Wciąż nie zakończyła się rozbiórka linii kolejowej Janowiec Wielkopolski – Skoki. Ze względu na duże opóźnienie w pracach PKP SA chcą naliczyć wykonawcy kary umowne. Ruch pasażerski na tej wielkopolskiej trasie został zlikwidowany w 1992 r.
Niedawno opisywaliśmy na naszych łamach prowadzone przez
PKP SA i
PKP PLK prace rozbiórkowe na linii nr 371 łączącej województwo wielkopolskie z Ziemią Lubuską. Tymczasem trwa także rozbiórka linii nr 385 wybiegającej z Wielkopolski w kierunku województwa kujawsko-pomorskiego. Jak informuje nas PKP SA, roboty są tam mocno opóźnione względem założonego harmonogramu.
Część podkładów wciąż zalega wokół pasa torowiska – Decyzja likwidacyjna dotycząca linii nr 385 Janowiec Wielkopolski – Skoki (na odcinku od km 3,900 do miejscowości Skoki) została wydana 9 października 2015 r. przez ówczesnego ministra infrastruktury i rozwoju [Marię Wasiak – dop. kf]. Uchwałę dotyczącą likwidacji tej trasy zarząd PKP SA podjął warunkowo 23 czerwca 2015 r. – opisuje Michał Stilger, rzecznik prasowy Polskich Kolei Państwowych. Dodaje, że po uzupełnieniu dokumentacji o wydaną cztery miesiące po uchwale PKP SA decyzji ministra zarządca przystąpił do ogłoszenia postępowania na fizyczną rozbiórkę infrastruktury.
O
ogłoszeniu przetargu pisaliśmy na naszych łamach w lipcu 2017 r. – 8 listopada 2017 r. wykonawca przystąpił do realizacja zadania – informuje Michał Stilger. – Po podpisaniu aneksu wydłużającego czas przeznaczony na wykonanie prac ostateczny termin zakończenia rozbiórki został wyznaczony na 21 maja 2018 r. Szyny i inne elementy zostały już usunięte. Niestety do dziś, mimo wezwań PKP SA, wykonawca nie usunął podkładów kolejowych i nie uporządkował terenu na niektórych odcinkach dawnej linii kolejowej – wskazał nasz rozmówca.

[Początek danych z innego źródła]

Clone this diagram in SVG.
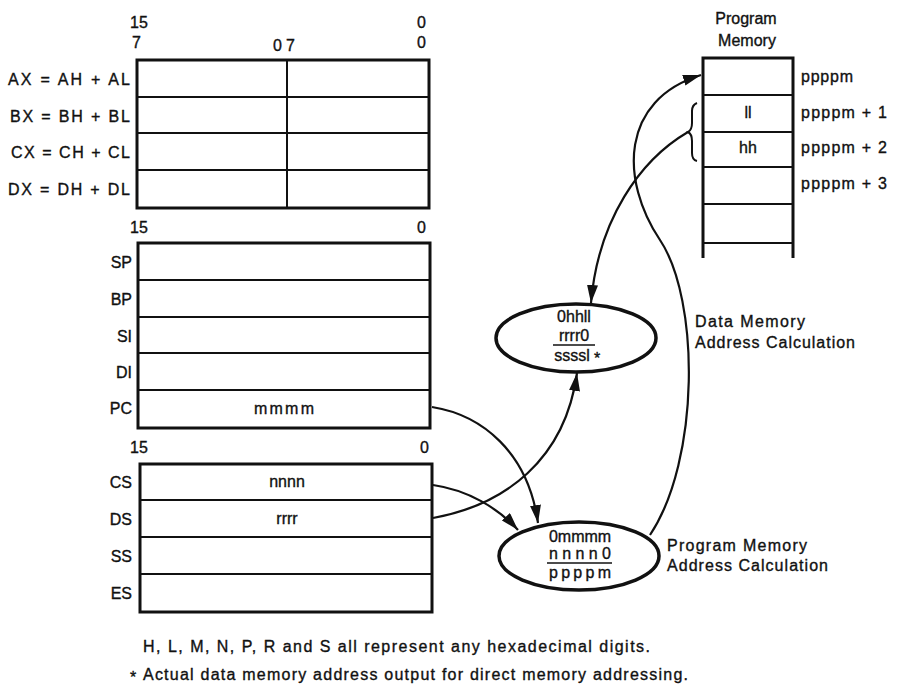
<svg xmlns="http://www.w3.org/2000/svg" width="910" height="695" viewBox="0 0 910 695">
<style>
text{font-family:"Liberation Sans",Arial,sans-serif;font-size:16px;fill:#111;stroke:#111;stroke-width:0.35}
.box{fill:none;stroke:#111;stroke-width:3}
.ln{fill:none;stroke:#111;stroke-width:2}
.con{fill:none;stroke:#111;stroke-width:2.2}
.ell{fill:#fff;stroke:#111;stroke-width:3.5}
.r{text-anchor:end}
.m{text-anchor:middle}
</style>
<defs>
<marker id="ah" markerUnits="userSpaceOnUse" markerWidth="18" markerHeight="11" refX="18" refY="5.5" orient="auto">
<path d="M0,0 L18,5.5 L0,11 z" fill="#111"/>
</marker>
</defs>
<rect width="910" height="695" fill="#fff"/>

<g id="general-registers">
<text x="130" y="28">15</text>
<text x="417" y="28">0</text>
<text x="132" y="48">7</text>
<text x="273" y="51">0</text>
<text x="286" y="51">7</text>
<text x="417" y="48">0</text>
<rect class="box" x="137" y="60" width="292" height="148"/>
<line class="ln" x1="137" y1="97" x2="429" y2="97"/>
<line class="ln" x1="137" y1="133" x2="429" y2="133"/>
<line class="ln" x1="137" y1="170" x2="429" y2="170"/>
<line class="ln" x1="287" y1="60" x2="287" y2="208"/>
<text x="8" y="85" textLength="122" lengthAdjust="spacing">AX = AH + AL</text>
<text x="10" y="122" textLength="120" lengthAdjust="spacing">BX = BH + BL</text>
<text x="11" y="158" textLength="119" lengthAdjust="spacing">CX = CH + CL</text>
<text x="8" y="195" textLength="122" lengthAdjust="spacing">DX = DH + DL</text>
</g>

<g id="pointer-registers">
<text x="130" y="233">15</text>
<text x="417" y="233">0</text>
<rect class="box" x="138" y="243" width="292" height="185"/>
<line class="ln" x1="138" y1="280" x2="430" y2="280"/>
<line class="ln" x1="138" y1="317" x2="430" y2="317"/>
<line class="ln" x1="138" y1="353" x2="430" y2="353"/>
<line class="ln" x1="138" y1="390" x2="430" y2="390"/>
<text class="r" x="132" y="268">SP</text>
<text class="r" x="132" y="305">BP</text>
<text class="r" x="132" y="342">SI</text>
<text class="r" x="132" y="378">DI</text>
<text class="r" x="132" y="414">PC</text>
<text class="m" x="284" y="414" textLength="60" lengthAdjust="spacing">mmmm</text>
</g>

<g id="segment-registers">
<text x="130" y="453">15</text>
<text x="420" y="453">0</text>
<rect class="box" x="140" y="464" width="292" height="148"/>
<line class="ln" x1="140" y1="500" x2="432" y2="500"/>
<line class="ln" x1="140" y1="537" x2="432" y2="537"/>
<line class="ln" x1="140" y1="574" x2="432" y2="574"/>
<text class="r" x="132" y="488">CS</text>
<text class="r" x="132" y="525">DS</text>
<text class="r" x="132" y="562">SS</text>
<text class="r" x="132" y="599">ES</text>
<text class="m" x="287" y="487">nnnn</text>
<text class="m" x="287" y="524">rrrr</text>
</g>

<g id="program-memory">
<text class="m" x="746" y="24">Program</text>
<text class="m" x="747" y="46">Memory</text>
<path class="box" d="M703,258 V58 H793 V258"/>
<line class="ln" x1="703" y1="95" x2="793" y2="95"/>
<line class="ln" x1="703" y1="132" x2="793" y2="132"/>
<line class="ln" x1="703" y1="167" x2="793" y2="167"/>
<line class="ln" x1="703" y1="204" x2="793" y2="204"/>
<line class="ln" x1="703" y1="243" x2="793" y2="243"/>
<text class="m" x="748" y="118">ll</text>
<text class="m" x="748" y="153">hh</text>
<text x="801" y="82" textLength="52" lengthAdjust="spacing">ppppm</text>
<text x="801" y="118" textLength="86" lengthAdjust="spacing">ppppm + 1</text>
<text x="801" y="153" textLength="86" lengthAdjust="spacing">ppppm + 2</text>
<text x="801" y="189" textLength="86" lengthAdjust="spacing">ppppm + 3</text>
<path class="ln" d="M697,103 q-5,2 -5,8 v12 q0,7 -4,9 q4,2 4,9 v12 q0,7 5,8"/>
</g>

<g id="connectors">
<path class="con" d="M432,407 C482,415 528,452 538,523" marker-end="url(#ah)"/>
<path class="con" d="M433,485 C468,490 498,508 518,530" marker-end="url(#ah)"/>
<path class="con" d="M433,518 C505,505 565,460 577,373" marker-end="url(#ah)"/>
<path class="con" d="M688,132 C640,160 598,220 591,303" marker-end="url(#ah)"/>
<path class="con" d="M650,535 C700,460 700,300 660,240 C620,180 620,100 701,75" marker-end="url(#ah)"/>
</g>

<g id="data-address-calc">
<ellipse class="ell" cx="576" cy="338" rx="80" ry="34"/>
<text class="m" x="574" y="322">0hhll</text>
<text class="m" x="574" y="341">rrrr0</text>
<line x1="553" y1="345" x2="595" y2="345" stroke="#111" stroke-width="1.5"/>
<text class="m" x="572" y="361">ssssl</text>
<text x="594" y="364">*</text>
<text x="695" y="327" textLength="110" lengthAdjust="spacing">Data Memory</text>
<text x="695" y="348" textLength="160" lengthAdjust="spacing">Address Calculation</text>
</g>

<g id="program-address-calc">
<ellipse class="ell" cx="579" cy="556" rx="80" ry="34"/>
<text class="m" x="580" y="542" textLength="62" lengthAdjust="spacing">0mmmm</text>
<text class="m" x="580" y="559" textLength="62" lengthAdjust="spacing">nnnn0</text>
<line x1="547" y1="563" x2="612" y2="563" stroke="#111" stroke-width="1.5"/>
<text class="m" x="580" y="578" textLength="62" lengthAdjust="spacing">ppppm</text>
<text x="667" y="551" textLength="140" lengthAdjust="spacing">Program Memory</text>
<text x="667" y="571" textLength="161" lengthAdjust="spacing">Address Calculation</text>
</g>

<g id="notes">
<text x="143" y="652" font-size="16" textLength="507" lengthAdjust="spacing">H, L, M, N, P, R and S all represent any hexadecimal digits.</text>
<text x="130" y="683" font-size="16">*</text>
<text x="143" y="680" font-size="16" textLength="545" lengthAdjust="spacing">Actual data memory address output for direct memory addressing.</text>
</g>
</svg>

Działki po dawnej linii niebawem w rękach samorządówPrzedstawiciel PKP SA zapewnia, że w związku z opóźnieniem prac zarządca likwidowanej infrastruktury podjął decyzję o kontroli stanu przeprowadzenia robót i o naliczeniu kar umownych. Aktualnie trwa proces inwentaryzacji. Poza zapłatą kary wykonawca ma zostać zobligowany do dokończenia podjętych prac, czyli przede wszystkim do wywiezienia podkładów i uprzątnięcia terenu.
– Obecnie trwają przygotowania związane z przekazaniem działek po dawnej linii kolejowej jednostkom samorządu terytorialnego, których elementem są uzgodnienia pomiędzy PKP SA i innymi spółkami kolejowymi – mówi rzecznik Polskich Kolei Państwowych. Dodaje, że wybór sposobu zagospodarowania nieruchomości, a więc przede wszystkim pasa ziemi po torowisku, pozostanie w gestii samorządów.